- It was announced to Bursa that Sime has:- (1) entered into
a joint-venture with Tunas Selatan Pagoh – a government arm – on a 60:40 equity
split for the development of education campuses, and (2) signed concession
agreements with the government to construct and maintain new campuses for four
education institutions, within Pagoh, Johor. We understand the construction
cost is RM993mil.
- The four universities will be built on a 507acre-piece of
land, which would be acquired by the government from Sime for RM50.6mil. There
will be a gain of about RM32mil for Sime following the disposal.
- The JVCo would be leasing the campuses to the government
for 20 years for a total fee of RM3.54bil comprising:- (1) RM2.6bil for
availability charges, (2) RM764.5mil for asset management services, and (3)
RM157mil for teaching equipment cost over the first five years of the 20-year
lease.
- Although we were quite surprised by this deal, we
recognise the fact that this is in-line with Sime Darby Property’s long-term
strategy of growing its recurring income. Recall that a few months ago, Sime
announced that it would be co-developing a retail mall in Melawati with CapitaMalls
Asia. Apart from that, we are also
positive that Sime would be able to monetise its landbank in an area an
otherwise lacking strong immediate development potential.

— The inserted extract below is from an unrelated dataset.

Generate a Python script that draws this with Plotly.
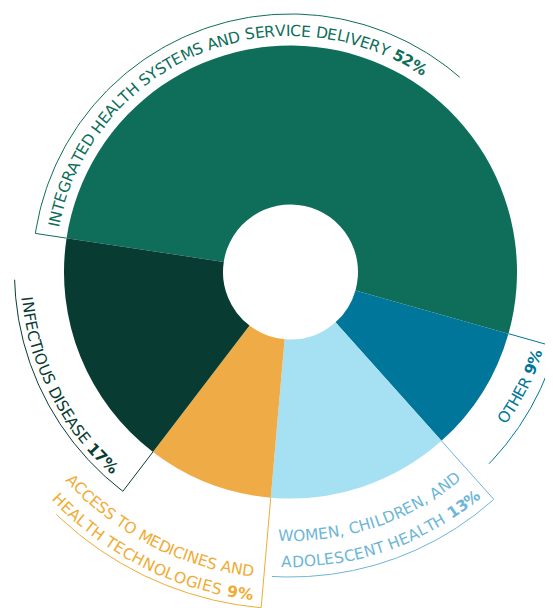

- We are keeping our estimates at this juncture given that
the earnings would only kick in from 2016, which is beyond our forecast
horizon. We estimate Sime would generate about RM530mil in EBIT or about
RM27mil per annum throughout the lease tenure. The gain from the disposal of
the land would also have a minimal impact on our forecast.
- We maintain BUY on Sime Darby with our fair value
unchanged at RM12.10/share, pegging a 10% discount to our SOP estimate of
RM13.40/share. Sime is currently trading at a decent CY13F PE of 14x, an about
20% discount against its peers of 17x.